Damit war die habituelle Blindheit jener Juristen gemeint, die das Leben be- und verurteilen, ohne es zu kennen. Und es war gesagt, im traditionellen rechtsstaatlichen liberalen Misstrauen gegenüber dem staatlichen Machtapparat, der sich auch (und gerade) denen gegenüber ins Unrecht setzen kann, die selber Unrecht begangen haben. Das war also die andere Seite der Konzentration auf den Täter, die unser Strafrecht seit langem bestimmt. Heute würde mich Gerd Bucerius fragen: "Ist in ihrer Familie schon jemand ermordet worden?"
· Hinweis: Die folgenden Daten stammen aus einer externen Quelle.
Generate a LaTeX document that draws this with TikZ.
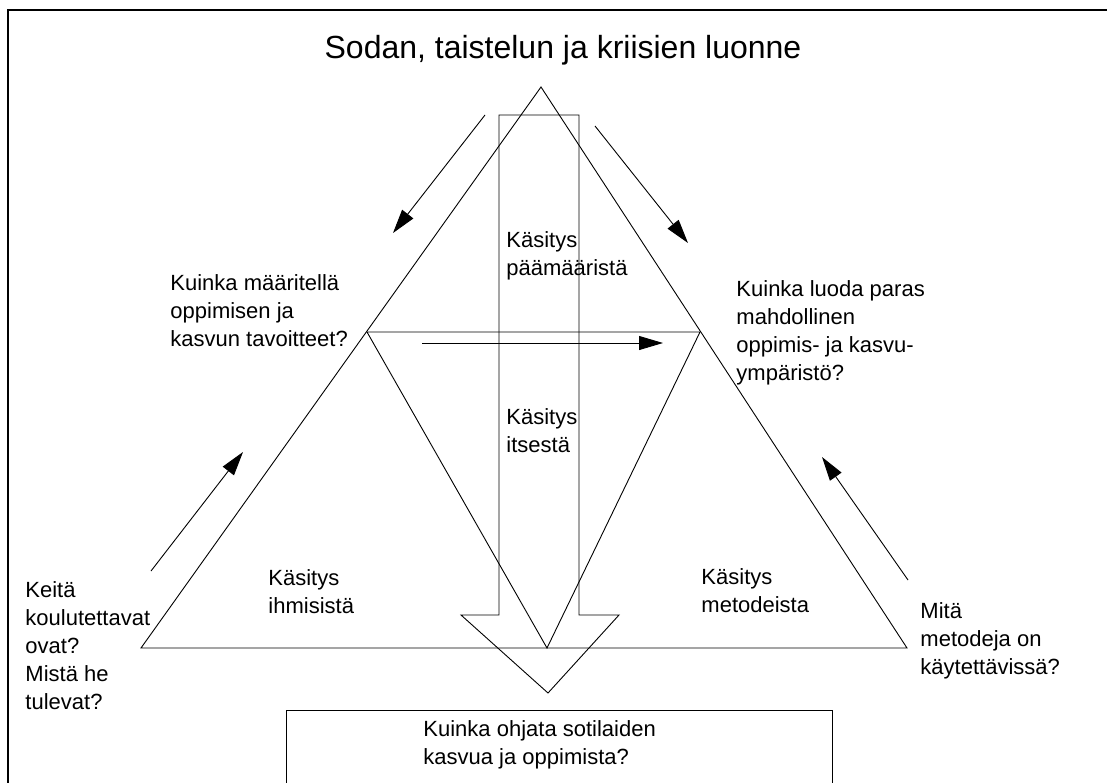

Denn in der Tat, heute denken wir immer mehr auch an die Opfer. Merkwürdig, als der weiland oberste Fernsehfahnder Zimmermann seinen "Weißen Ring" anschob, der den Opfern von Verbrechen in einer Umwelt helfen wollte, die sich angeblich immer nur höchst besorgt über die Seelenverkrümmung von Tätern beugte, da hielten viele von uns liberalen Justizkritikern dies für eine ziemlich reaktionäre Angelegenheit. Wie falsch lagen wir? Und weshalb hat sich etwas geändert?